Semester(s) Offered: Spring
Credits: 2
Course Call Number: GAMES-UT 404, GAMES-GT 404
Prerequisite(s): Games 101
Taught By: Jesse Fuchs

Modern Tabletop Games are undergoing a renaissance, with designers building upon each other’s innovations at an astonishing rate. The cornucopia of concepts in modern board-gaming can be daunting to a newcomer, yet any digital game designer is well advised to familiarize themselves with this parallel world, both to expand their “bag of tricks” and their notion of what a game can be.

This class aims to familiarize students with a wide variety of “gateway games”: relatively straightforward exemplars that will give the student a solid foothold when further exploring the genre in our extensive library of boardgames. While doing so, we will be discussing related readings in Characteristics of Games, in order to give the design strategies being engaged a broader context.
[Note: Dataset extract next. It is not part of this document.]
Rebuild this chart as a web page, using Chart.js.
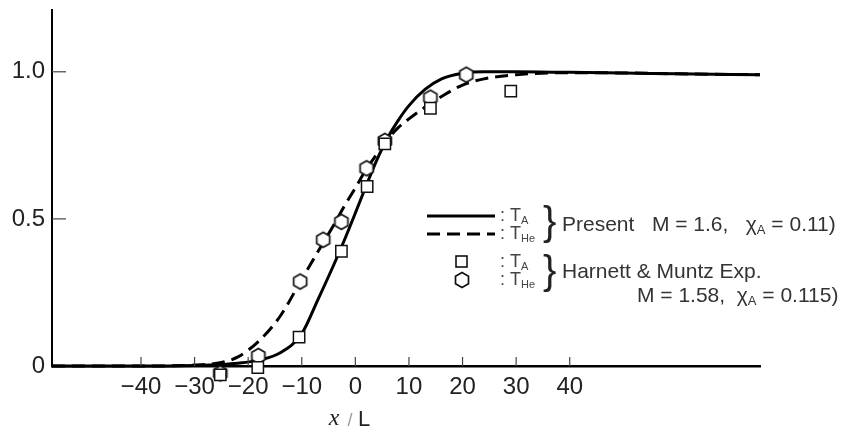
<!DOCTYPE html>
<html><head><meta charset="utf-8">
<script src="https://cdn.jsdelivr.net/npm/chart.js@4.4.1/dist/chart.umd.min.js"></script>
<style>html,body{margin:0;padding:0;background:#fff;}#wrap{width:844px;height:432px;}</style>
</head><body><div id="wrap"><canvas id="c" width="844" height="432"></canvas></div>
<script>
// ---- data ----
const curveX    = [-56.6,-40,-30,-25,-22,-18,-14,-10,-7,-4,-2,0,2,4,6,8,10,13,16,20,24,30,40,50,60,75.5];
const solidTA   = [0,0,0.002,0.005,0.009,0.02,0.045,0.11,0.225,0.345,0.43,0.52,0.612,0.70,0.775,0.835,0.885,0.94,0.975,0.995,1.0,1.0,0.998,0.996,0.993,0.99];
const dashedTHe = [0,0,0.003,0.012,0.03,0.085,0.17,0.295,0.388,0.48,0.545,0.605,0.668,0.72,0.77,0.81,0.84,0.88,0.915,0.955,0.976,0.99,0.997,0.996,0.993,0.99];
const expTAx  = [-25.2,-18.2,-10.5,-2.6,2.2,5.5,14,29];
const expTAy  = [-0.03,-0.005,0.098,0.39,0.61,0.755,0.876,0.934];
const expTHex = [-25.2,-18.1,-10.3,-6,-2.6,2.1,5.5,14,20.7];
const expTHey = [-0.025,0.034,0.287,0.429,0.49,0.672,0.765,0.912,0.99];
const xTicks = [-40,-30,-20,-10,0,10,20,30,40];
const yTicks = [0,0.5,1.0];
const yTickLabels = ['0','0.5','1.0'];

const FONT = "'Liberation Sans',sans-serif";

function hexCanvas(r, lw){
  const s = Math.ceil(2*r+lw+3); const c=document.createElement('canvas'); c.width=s; c.height=s;
  const g=c.getContext('2d'); g.beginPath();
  for(let i=0;i<6;i++){const a=Math.PI/2+i*Math.PI/3; const px=s/2+r*Math.cos(a), py=s/2+r*Math.sin(a); i?g.lineTo(px,py):g.moveTo(px,py);}
  g.closePath(); g.fillStyle='#fff'; g.fill(); g.lineWidth=lw; g.strokeStyle='#111'; g.stroke(); return c;
}
const hex = hexCanvas(7.5, 1.7);

const innerTicks = {
  id:'innerTicks',
  afterDraw(chart){
    const {ctx, scales:{x,y}} = chart; ctx.save(); ctx.strokeStyle='#444'; ctx.lineWidth=1.2;
    const y0 = y.getPixelForValue(0);
    xTicks.forEach(v=>{const px=x.getPixelForValue(v); ctx.beginPath(); ctx.moveTo(px,y0); ctx.lineTo(px,y0-9); ctx.stroke();});
    const x0 = x.left;
    yTicks.forEach(v=>{ if(v===0) return; const py=y.getPixelForValue(v); ctx.beginPath(); ctx.moveTo(x0,py); ctx.lineTo(x0+14,py); ctx.stroke();});
    ctx.textBaseline='middle'; ctx.fillStyle='#222';
    ctx.font="italic 24px 'Liberation Serif',serif"; ctx.textAlign='center'; ctx.fillText('x',334,419);
    ctx.font="18px "+FONT; ctx.fillStyle='#999'; ctx.fillText('/',350,421);
    ctx.font="22px "+FONT; ctx.fillStyle='#222'; ctx.fillText('L',364,420);
    ctx.restore();
  }
};

function subText(ctx, x, y, parts){
  let cx=x;
  parts.forEach(([t,sub,size])=>{
    ctx.font=(sub? Math.round(size*0.6):size)+"px "+FONT;
    ctx.fillText(t,cx, sub? y+5 : y); cx+=ctx.measureText(t).width;
  });
  return cx;
}

const legendPlugin = {
  id:'legendPlugin',
  afterDraw(chart){
    const ctx=chart.ctx; ctx.save(); ctx.textBaseline='middle'; ctx.textAlign='left'; ctx.strokeStyle='#000';
    ctx.lineWidth=3; ctx.beginPath(); ctx.moveTo(427,216); ctx.lineTo(495,216); ctx.stroke();
    ctx.setLineDash([13,7]); ctx.beginPath(); ctx.moveTo(427,234); ctx.lineTo(495,234); ctx.stroke(); ctx.setLineDash([]);
    ctx.lineWidth=1.5; ctx.fillStyle='#fff'; ctx.fillRect(456,256,11,11); ctx.strokeRect(456,256,11,11);
    ctx.drawImage(hex, 462-hex.width/2, 280-hex.height/2);
    ctx.fillStyle='#444';
    const rows=[[216,'A'],[234,'He'],[262,'A'],[280,'He']];
    rows.forEach(([yy,s])=>{ subText(ctx,500,yy,[[': T',false,18],[s,true,18]]); });
    ctx.fillStyle='#222'; ctx.font="40px "+FONT;
    ctx.fillText('}',543,224); ctx.fillText('}',543,273);
    ctx.fillStyle='#333';
    subText(ctx,562,225,[['Present   M = 1.6,   \u03c7',false,21],['A',true,21],[' = 0.11)',false,21]]);
    subText(ctx,562,272,[['Harnett & Muntz Exp.',false,21]]);
    subText(ctx,637,296,[['M = 1.58,  \u03c7',false,21],['A',true,21],[' = 0.115)',false,21]]);
    ctx.restore();
  }
};

const pts = (xs,ys)=>xs.map((x,i)=>({x, y: ys[i]}));

new Chart(document.getElementById('c'), {
  type:'scatter',
  data:{ datasets:[
    {label:'TA exp', data:pts(expTAx,expTAy), pointStyle:'rect', pointRadius:8, pointBackgroundColor:'#fff', pointBorderColor:'#111', pointBorderWidth:1.5, showLine:false, clip:false},
    {label:'THe exp', data:pts(expTHex,expTHey), pointStyle:hex, pointRadius:8, showLine:false, clip:false},
    {label:'TA', data:pts(curveX,solidTA), showLine:true, borderColor:'#000', borderWidth:3, pointRadius:0, cubicInterpolationMode:'monotone', clip:false},
    {label:'THe', data:pts(curveX,dashedTHe), showLine:true, borderColor:'#000', borderWidth:3, borderDash:[13,7], pointRadius:0, cubicInterpolationMode:'monotone', clip:false}
  ]},
  options:{
    responsive:false, animation:false, events:[],
    layout:{padding:{top:10,right:84,left:0,bottom:0}},
    plugins:{legend:{display:false}, tooltip:{enabled:false}},
    scales:{
      x:{type:'linear', min:-56.6, max:75.5,
        afterBuildTicks:s=>{s.ticks=xTicks.map(v=>({value:v}));},
        afterFit:s=>{s.height=66; s.paddingLeft=0; s.paddingRight=0;},
        grid:{display:false, drawTicks:false},
        border:{display:true, color:'#000', width:2.5},
        ticks:{padding:7, autoSkip:false, maxRotation:0, color:'#222', font:{family:FONT, size:24},
          callback:v=> v<0 ? '\u2212'+Math.abs(v) : String(v)}},
      y:{type:'linear', min:0, max:1.21,
        afterBuildTicks:s=>{s.ticks=yTicks.map(v=>({value:v}));},
        afterFit:s=>{s.width=52; s.paddingTop=0; s.paddingBottom=0;},
        grid:{display:false, drawTicks:false},
        border:{display:true, color:'#000', width:2},
        ticks:{padding:7, color:'#222', font:{family:FONT, size:24},
          callback:(v)=>{const i=yTicks.indexOf(v); return i>=0? yTickLabels[i] : '';}}}
    }
  },
  plugins:[innerTicks, legendPlugin]
});
</script></body></html>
Upon the completion of this course, the student will:
1) Be familiar with a wide variety of modern “gateway games”: relatively straightforward exemplars of currently influential game genres.
2) Understand how to use online resources to research and learn a new board game on their own, and thus access our extensive board game library.
3) Use the ideas of existing games to help inspire your own ideas for both tabletop and digital games, and learn how to pitch rough versions of those ideas effectively.
4) Explore fundamental characteristics of game design, such as the number of players, amount of interaction, game length, types of randomness, and gain an understanding of how designer’s decisions on these matters impact the player experience.
5) Gain an internal understanding of what kind of games you enjoy, what kind of games you don’t, and why you have those preferences.